- **The request**
Copy out each line exactly; pictures stay out of the copy.

* begin *

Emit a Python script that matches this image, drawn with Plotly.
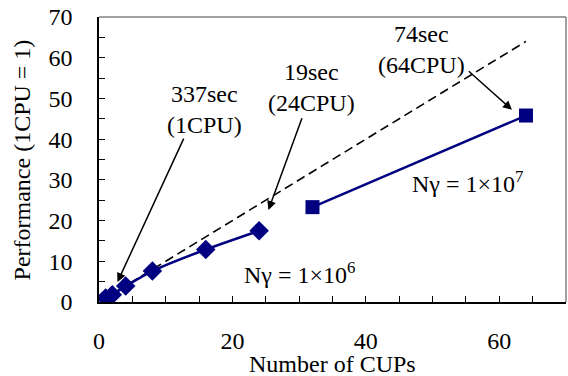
import plotly.graph_objects as go

# Data
cpus_1e6 = [1, 2, 4, 8, 16, 24]
perf_1e6 = [1.0, 1.8, 3.9, 7.6, 12.9, 17.5]
cpus_1e7 = [32, 64]
perf_1e7 = [23.3, 45.8]
cpus_ideal = [1, 2, 4, 8, 16, 24, 32, 64]
perf_ideal = [1, 2, 4, 8, 16, 24, 32, 64]

NAVY = "#000080"
FONT = "Liberation Serif, Times New Roman, serif"
FS = 24

fig = go.Figure()
fig.add_trace(go.Scatter(x=cpus_ideal, y=perf_ideal, mode="lines",
                         line=dict(color="black", width=1.6, dash="9px,5px"),
                         showlegend=False))
fig.add_trace(go.Scatter(x=cpus_1e6, y=perf_1e6, mode="lines+markers",
                         line=dict(color=NAVY, width=2.5, shape="spline", smoothing=0.6),
                         marker=dict(symbol="diamond", size=15, color=NAVY),
                         showlegend=False))
fig.add_trace(go.Scatter(x=cpus_1e7, y=perf_1e7, mode="lines+markers",
                         line=dict(color=NAVY, width=2.5),
                         marker=dict(symbol="square", size=14, color=NAVY),
                         showlegend=False))

tf = dict(family=FONT, size=FS, color="black")
texts = [
    (15.8, 47.4, "337sec<br>(1CPU)"),
    (31.8, 52.8, "19sec<br>(24CPU)"),
    (48.3, 61.9, "74sec<br>(64CPU)"),
    (30.0, 7.1, "N&#947; = 1×10<sup>6</sup>"),
    (55.2, 29.5, "N&#947; = 1×10<sup>7</sup>"),
]
for x, y, t in texts:
    fig.add_annotation(x=x, y=y, text=t, showarrow=False, font=tf,
                       xanchor="center", yanchor="middle")

arrows = [
    ((2.77, 4.9), (12.8, 40.5)),
    ((25.4, 22.6), (30.5, 45.5)),
    ((61.9, 47.2), (55.2, 57.0)),
]
for (tx, ty), (sx, sy) in arrows:
    fig.add_annotation(x=tx, y=ty, ax=sx, ay=sy, axref="x", ayref="y",
                       text="", showarrow=True, arrowhead=2, arrowsize=1.2,
                       arrowwidth=1.5, arrowcolor="black")

# axis titles
fig.add_annotation(xref="paper", yref="paper", x=0.5, y=-0.218, text="Number of CUPs",
                   showarrow=False, font=tf, xanchor="center", yanchor="middle")
fig.add_annotation(xref="paper", yref="paper", x=-0.165, y=0.5, text="Performance (1CPU = 1)",
                   showarrow=False, font=tf, textangle=-90, xanchor="center", yanchor="middle")

# gray top/right frame
fig.add_shape(type="line", xref="paper", yref="paper", x0=0, x1=1, y0=1, y1=1,
              line=dict(color="#808080", width=1.5))
fig.add_shape(type="line", xref="paper", yref="paper", x0=1, x1=1, y0=0, y1=1,
              line=dict(color="#808080", width=1.5))

fig.update_layout(
    width=568, height=376,
    margin=dict(l=99, r=2, t=17, b=74, autoexpand=False),
    paper_bgcolor="white", plot_bgcolor="white",
    font=dict(family=FONT, size=FS, color="black"),
    xaxis=dict(range=[0, 70], dtick=20, tick0=0, showgrid=False, zeroline=False,
               showline=True, linecolor="black", linewidth=1.5, automargin=False,
               ticks="inside", ticklen=6, tickcolor="black",
               minor=dict(dtick=5, ticks="inside", ticklen=6, tickcolor="black"),
               ticklabelstandoff=16, tickfont=tf),
    yaxis=dict(range=[0, 70], dtick=10, tick0=0, showgrid=False, zeroline=False,
               showline=True, linecolor="black", linewidth=1.5, automargin=False,
               ticks="inside", ticklen=6, tickcolor="black",
               minor=dict(dtick=5, ticks="inside", ticklen=6, tickcolor="black"),
               ticklabelstandoff=20, tickfont=tf),
)

fig.write_html("out.html", config={"displayModeBar": False},
               post_script="document.body.style.margin='0';document.body.style.padding='0';document.body.style.overflow='hidden';")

* end *

- **Result**
Emit a Python script that matches this image, drawn with Plotly.
import plotly.graph_objects as go

# Data
cpus_1e6 = [1, 2, 4, 8, 16, 24]
perf_1e6 = [1.0, 1.8, 3.9, 7.6, 12.9, 17.5]
cpus_1e7 = [32, 64]
perf_1e7 = [23.3, 45.8]
cpus_ideal = [1, 2, 4, 8, 16, 24, 32, 64]
perf_ideal = [1, 2, 4, 8, 16, 24, 32, 64]

NAVY = "#000080"
FONT = "Liberation Serif, Times New Roman, serif"
FS = 24

fig = go.Figure()
fig.add_trace(go.Scatter(x=cpus_ideal, y=perf_ideal, mode="lines",
                         line=dict(color="black", width=1.6, dash="9px,5px"),
                         showlegend=False))
fig.add_trace(go.Scatter(x=cpus_1e6, y=perf_1e6, mode="lines+markers",
                         line=dict(color=NAVY, width=2.5, shape="spline", smoothing=0.6),
                         marker=dict(symbol="diamond", size=15, color=NAVY),
                         showlegend=False))
fig.add_trace(go.Scatter(x=cpus_1e7, y=perf_1e7, mode="lines+markers",
                         line=dict(color=NAVY, width=2.5),
                         marker=dict(symbol="square", size=14, color=NAVY),
                         showlegend=False))

tf = dict(family=FONT, size=FS, color="black")
texts = [
    (15.8, 47.4, "337sec<br>(1CPU)"),
    (31.8, 52.8, "19sec<br>(24CPU)"),
    (48.3, 61.9, "74sec<br>(64CPU)"),
    (30.0, 7.1, "N&#947; = 1×10<sup>6</sup>"),
    (55.2, 29.5, "N&#947; = 1×10<sup>7</sup>"),
]
for x, y, t in texts:
    fig.add_annotation(x=x, y=y, text=t, showarrow=False, font=tf,
                       xanchor="center", yanchor="middle")

arrows = [
    ((2.77, 4.9), (12.8, 40.5)),
    ((25.4, 22.6), (30.5, 45.5)),
    ((61.9, 47.2), (55.2, 57.0)),
]
for (tx, ty), (sx, sy) in arrows:
    fig.add_annotation(x=tx, y=ty, ax=sx, ay=sy, axref="x", ayref="y",
                       text="", showarrow=True, arrowhead=2, arrowsize=1.2,
                       arrowwidth=1.5, arrowcolor="black")

# axis titles
fig.add_annotation(xref="paper", yref="paper", x=0.5, y=-0.218, text="Number of CUPs",
                   showarrow=False, font=tf, xanchor="center", yanchor="middle")
fig.add_annotation(xref="paper", yref="paper", x=-0.165, y=0.5, text="Performance (1CPU = 1)",
                   showarrow=False, font=tf, textangle=-90, xanchor="center", yanchor="middle")

# gray top/right frame
fig.add_shape(type="line", xref="paper", yref="paper", x0=0, x1=1, y0=1, y1=1,
              line=dict(color="#808080", width=1.5))
fig.add_shape(type="line", xref="paper", yref="paper", x0=1, x1=1, y0=0, y1=1,
              line=dict(color="#808080", width=1.5))

fig.update_layout(
    width=568, height=376,
    margin=dict(l=99, r=2, t=17, b=74, autoexpand=False),
    paper_bgcolor="white", plot_bgcolor="white",
    font=dict(family=FONT, size=FS, color="black"),
    xaxis=dict(range=[0, 70], dtick=20, tick0=0, showgrid=False, zeroline=False,
               showline=True, linecolor="black", linewidth=1.5, automargin=False,
               ticks="inside", ticklen=6, tickcolor="black",
               minor=dict(dtick=5, ticks="inside", ticklen=6, tickcolor="black"),
               ticklabelstandoff=16, tickfont=tf),
    yaxis=dict(range=[0, 70], dtick=10, tick0=0, showgrid=False, zeroline=False,
               showline=True, linecolor="black", linewidth=1.5, automargin=False,
               ticks="inside", ticklen=6, tickcolor="black",
               minor=dict(dtick=5, ticks="inside", ticklen=6, tickcolor="black"),
               ticklabelstandoff=20, tickfont=tf),
)

fig.write_html("out.html", config={"displayModeBar": False},
               post_script="document.body.style.margin='0';document.body.style.padding='0';document.body.style.overflow='hidden';")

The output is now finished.